Recorded information:
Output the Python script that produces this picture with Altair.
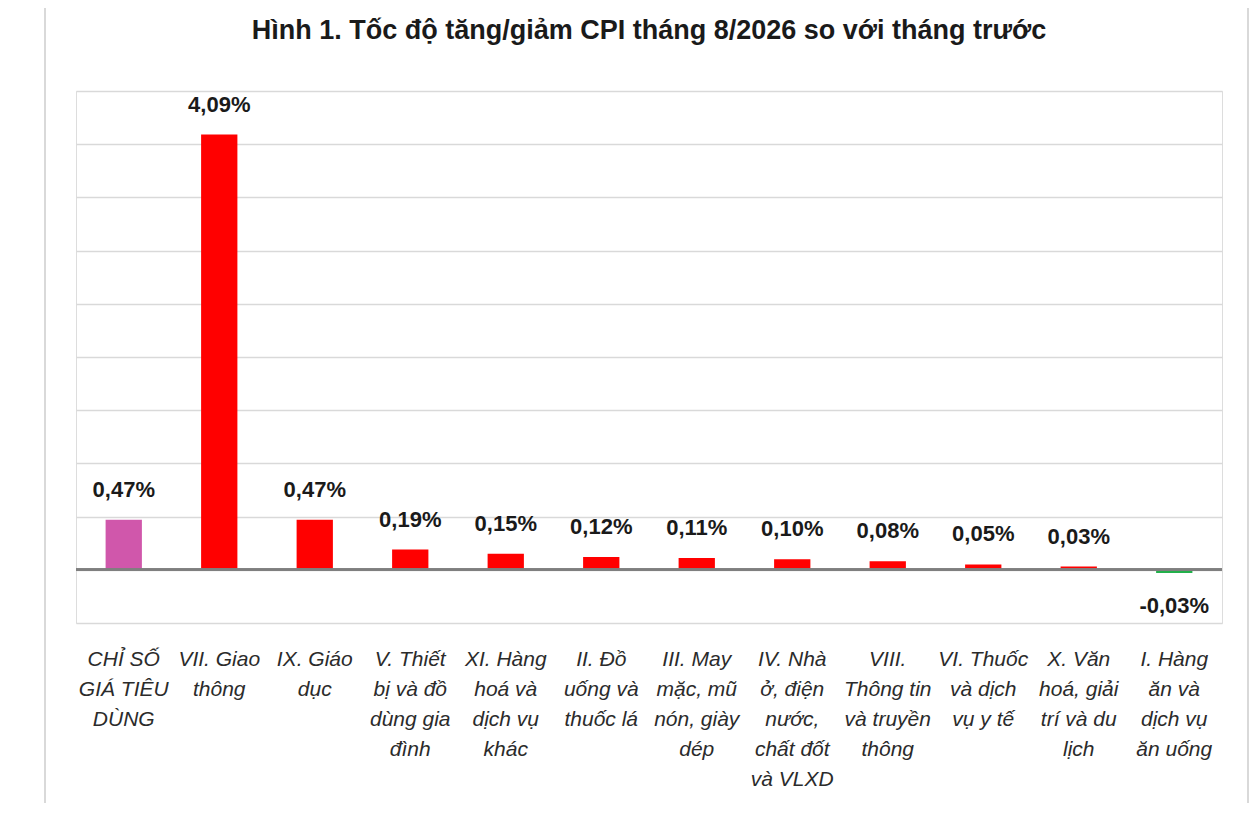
import pandas as pd
import altair as alt

TITLE = "Hình 1. Tốc độ tăng/giảm CPI tháng 8/2026 so với tháng trước"

CATEGORY_LINES = [
    ["CHỈ SỐ", "GIÁ TIÊU", "DÙNG"],
    ["VII. Giao", "thông"],
    ["IX. Giáo", "dục"],
    ["V. Thiết", "bị và đồ", "dùng gia", "đình"],
    ["XI. Hàng", "hoá và", "dịch vụ", "khác"],
    ["II. Đồ", "uống và", "thuốc lá"],
    ["III. May", "mặc, mũ", "nón, giày", "dép"],
    ["IV. Nhà", "ở, điện", "nước,", "chất đốt", "và VLXD"],
    ["VIII.", "Thông tin", "và truyền", "thông"],
    ["VI. Thuốc", "và dịch", "vụ y tế"],
    ["X. Văn", "hoá, giải", "trí và du", "lịch"],
    ["I. Hàng", "ăn và", "dịch vụ", "ăn uống"],
]
VALUES = [0.47, 4.09, 0.47, 0.19, 0.15, 0.12, 0.11, 0.10, 0.08, 0.05, 0.03, -0.03]
KINDS = ["index"] + ["group"] * 11

GRID_VALUES = [-0.5, 0, 0.5, 1, 1.5, 2, 2.5, 3, 3.5, 4, 4.5]

FONT = "Liberation Sans"

df = pd.DataFrame({
    "cat": ["|".join(lines) for lines in CATEGORY_LINES],
    "value": VALUES,
    "kind": KINDS,
})
df["sign"] = ["neg" if v < 0 else "pos" for v in df["value"]]
df["color_key"] = [k if s == "pos" else "neg" for k, s in zip(df["kind"], df["sign"])]
df["label"] = [f"{v:.2f}".replace(".", ",") + "%" for v in df["value"]]

order = list(df["cat"])

x_enc = alt.X(
    "cat:N",
    sort=order,
    title=None,
    scale=alt.Scale(paddingInner=0.62, paddingOuter=0.31),
    axis=alt.Axis(
        labelAngle=0,
        labelExpr="split(datum.value, '|')",
        labelFont=FONT,
        labelFontSize=21,
        labelFontStyle="italic",
        labelColor="#2b2b2b",
        labelLineHeight=30,
        labelPadding=25,
        labelLimit=200,
        domain=False,
        ticks=False,
        grid=False,
    ),
)
y_scale = alt.Scale(domain=[-0.5, 4.5], nice=False)

base = alt.Chart(df)

bars = base.mark_bar().encode(
    x=x_enc,
    y=alt.Y(
        "value:Q",
        scale=y_scale,
        title=None,
        axis=alt.Axis(
            values=GRID_VALUES,
            labels=False,
            ticks=False,
            domain=False,
            grid=True,
            gridColor="#d9d9d9",
            gridWidth=1.5,
        ),
    ),
    color=alt.Color(
        "color_key:N",
        scale=alt.Scale(domain=["index", "group", "neg"], range=["#d057ab", "#ff0000", "#22b04b"]),
        legend=None,
    ),
)

zero = base.mark_rule(color="#7f7f7f", strokeWidth=2).encode(y=alt.datum(0))

pos_labels = base.transform_filter("datum.value >= 0").mark_text(
    font=FONT, fontSize=22, fontWeight="bold", color="#1a1a1a", baseline="middle", dy=-30
).encode(x=alt.X("cat:N", sort=order), y="value:Q", text="label:N")

neg_labels = base.transform_filter("datum.value < 0").mark_text(
    font=FONT, fontSize=22, fontWeight="bold", color="#1a1a1a", baseline="middle", dy=33
).encode(x=alt.X("cat:N", sort=order), y="value:Q", text="label:N")

left_border = alt.Chart(df.head(1)).mark_rule(color="#d9d9d9", strokeWidth=2).encode(
    x=alt.value(-31), y=alt.value(-83), y2=alt.value(712)
)
right_border = alt.Chart(df.head(1)).mark_rule(color="#d9d9d9", strokeWidth=2).encode(
    x=alt.value(1172), y=alt.value(-83), y2=alt.value(712)
)

chart = (
    alt.layer(bars, zero, pos_labels, neg_labels, left_border, right_border)
    .properties(
        width=1146,
        height=532,
        title=alt.TitleParams(
            TITLE, font=FONT, fontSize=27, fontWeight="bold", color="#1a1a1a",
            offset=-38, anchor="middle", frame="group",
        ),
        padding={"left": 68, "top": 83, "right": 29, "bottom": 180},
        autosize=alt.AutoSizeParams(type="none"),
    )
    .configure_view(stroke=None)
    .configure(background="white")
)

chart.save("out.html", embed_options={"renderer": "svg", "actions": False})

Stated goal:
Skip the pictures, then retype every line above exactly.

Task result:
Output the Python script that produces this picture with Altair.
import pandas as pd
import altair as alt

TITLE = "Hình 1. Tốc độ tăng/giảm CPI tháng 8/2026 so với tháng trước"

CATEGORY_LINES = [
    ["CHỈ SỐ", "GIÁ TIÊU", "DÙNG"],
    ["VII. Giao", "thông"],
    ["IX. Giáo", "dục"],
    ["V. Thiết", "bị và đồ", "dùng gia", "đình"],
    ["XI. Hàng", "hoá và", "dịch vụ", "khác"],
    ["II. Đồ", "uống và", "thuốc lá"],
    ["III. May", "mặc, mũ", "nón, giày", "dép"],
    ["IV. Nhà", "ở, điện", "nước,", "chất đốt", "và VLXD"],
    ["VIII.", "Thông tin", "và truyền", "thông"],
    ["VI. Thuốc", "và dịch", "vụ y tế"],
    ["X. Văn", "hoá, giải", "trí và du", "lịch"],
    ["I. Hàng", "ăn và", "dịch vụ", "ăn uống"],
]
VALUES = [0.47, 4.09, 0.47, 0.19, 0.15, 0.12, 0.11, 0.10, 0.08, 0.05, 0.03, -0.03]
KINDS = ["index"] + ["group"] * 11

GRID_VALUES = [-0.5, 0, 0.5, 1, 1.5, 2, 2.5, 3, 3.5, 4, 4.5]

FONT = "Liberation Sans"

df = pd.DataFrame({
    "cat": ["|".join(lines) for lines in CATEGORY_LINES],
    "value": VALUES,
    "kind": KINDS,
})
df["sign"] = ["neg" if v < 0 else "pos" for v in df["value"]]
df["color_key"] = [k if s == "pos" else "neg" for k, s in zip(df["kind"], df["sign"])]
df["label"] = [f"{v:.2f}".replace(".", ",") + "%" for v in df["value"]]

order = list(df["cat"])

x_enc = alt.X(
    "cat:N",
    sort=order,
    title=None,
    scale=alt.Scale(paddingInner=0.62, paddingOuter=0.31),
    axis=alt.Axis(
        labelAngle=0,
        labelExpr="split(datum.value, '|')",
        labelFont=FONT,
        labelFontSize=21,
        labelFontStyle="italic",
        labelColor="#2b2b2b",
        labelLineHeight=30,
        labelPadding=25,
        labelLimit=200,
        domain=False,
        ticks=False,
        grid=False,
    ),
)
y_scale = alt.Scale(domain=[-0.5, 4.5], nice=False)

base = alt.Chart(df)

bars = base.mark_bar().encode(
    x=x_enc,
    y=alt.Y(
        "value:Q",
        scale=y_scale,
        title=None,
        axis=alt.Axis(
            values=GRID_VALUES,
            labels=False,
            ticks=False,
            domain=False,
            grid=True,
            gridColor="#d9d9d9",
            gridWidth=1.5,
        ),
    ),
    color=alt.Color(
        "color_key:N",
        scale=alt.Scale(domain=["index", "group", "neg"], range=["#d057ab", "#ff0000", "#22b04b"]),
        legend=None,
    ),
)

zero = base.mark_rule(color="#7f7f7f", strokeWidth=2).encode(y=alt.datum(0))

pos_labels = base.transform_filter("datum.value >= 0").mark_text(
    font=FONT, fontSize=22, fontWeight="bold", color="#1a1a1a", baseline="middle", dy=-30
).encode(x=alt.X("cat:N", sort=order), y="value:Q", text="label:N")

neg_labels = base.transform_filter("datum.value < 0").mark_text(
    font=FONT, fontSize=22, fontWeight="bold", color="#1a1a1a", baseline="middle", dy=33
).encode(x=alt.X("cat:N", sort=order), y="value:Q", text="label:N")

left_border = alt.Chart(df.head(1)).mark_rule(color="#d9d9d9", strokeWidth=2).encode(
    x=alt.value(-31), y=alt.value(-83), y2=alt.value(712)
)
right_border = alt.Chart(df.head(1)).mark_rule(color="#d9d9d9", strokeWidth=2).encode(
    x=alt.value(1172), y=alt.value(-83), y2=alt.value(712)
)

chart = (
    alt.layer(bars, zero, pos_labels, neg_labels, left_border, right_border)
    .properties(
        width=1146,
        height=532,
        title=alt.TitleParams(
            TITLE, font=FONT, fontSize=27, fontWeight="bold", color="#1a1a1a",
            offset=-38, anchor="middle", frame="group",
        ),
        padding={"left": 68, "top": 83, "right": 29, "bottom": 180},
        autosize=alt.AutoSizeParams(type="none"),
    )
    .configure_view(stroke=None)
    .configure(background="white")
)

chart.save("out.html", embed_options={"renderer": "svg", "actions": False})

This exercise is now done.